Date: 8/4/96 at 18:25:6
From: Shannon
Subject: Restrictions on Division

In simplifying rational expressions  I have to identify the 
"restrictions" on several expressions, but I'm having trouble. 
I know that:

1.  The restrictions are in the denominator, not the numerator
2.  It's not possible to have a term in the denominator containing a
    variable equal to zero.  If it does,  it becomes a restriction.

   For some reason I'm not doing it right.  I have provided 
   two sample questions.  I hope you can help.  Thanks.

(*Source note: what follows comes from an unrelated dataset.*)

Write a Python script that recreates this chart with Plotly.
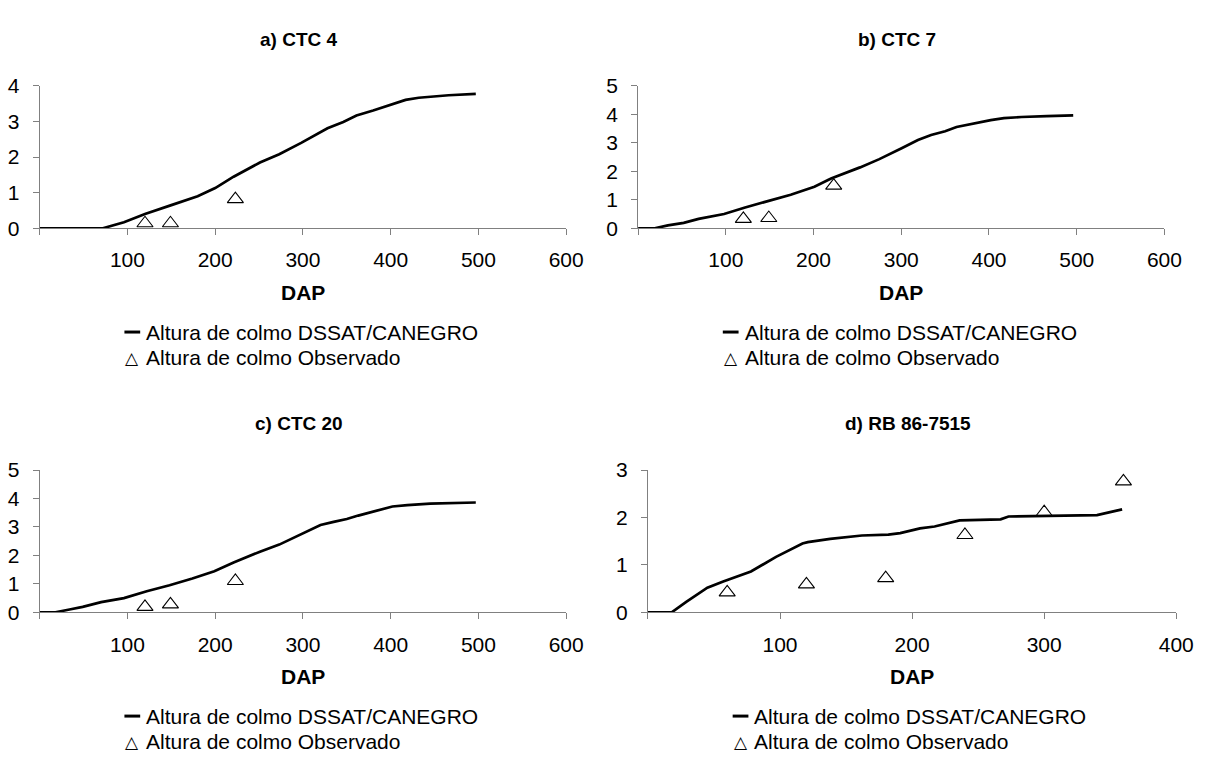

a)  y^3 + 8           b)        x^3 + 64      
  ____________              ________________
  y^2 + 3y + 2              ax + 4b + 4a +bx

Date: 8/4/96 at 20:39:12
From: Doctor Paul
Subject: Re: Restrictions on Division

The two 'rules' you wrote down are correct.  Here's the idea:  The
'restrictions' to which you refer occur because the denominator of the
function equals zero.  At this point the function is 'sick' and 
many of the rules we use to analyze functions do not apply.

This is because it is 'illegal' to divide something by zero. There are 
explanations in the Dr. Math archive:

  http://mathforum.org/dr.math/problems/divide.zero.html   
  http://mathforum.org/dr.math/problems/harmon2.12.96.html   
  http://mathforum.org/dr.math/problems/sky.html   

In your first equation:

   y^3 + 8
-------------
y^2 + 3y + 2

you want to be able to identify the points where this function is 
'sick'.  The function will only be sick when you try to divide by 
zero.  In other words, it will only be sick when the denominator is 
zero. So to find the points where your function is sick we set the 
denominator equal to zero and solve:

y^2 + 3y + 2 = 0

This factors nicely:

(y + 1)(y + 2) = 0

So when y = -1 or when y = -2, your function is sick.  These would be 
the two points that have restrictions for this equation.  

Question two:

From the above we know that all we have to do is set the denominator 
equal to zero:

   ax + 4b + 4a +bx = 0
x(a + b) + 4(a + b) = 0
    (x + 4) (a + b) = 0

so when x = -4 or when a = -b, your function is sick.  Note that if 
x = -4, then the values of a and b don't matter... whatever they are, 
your function will have a zero in the denominator.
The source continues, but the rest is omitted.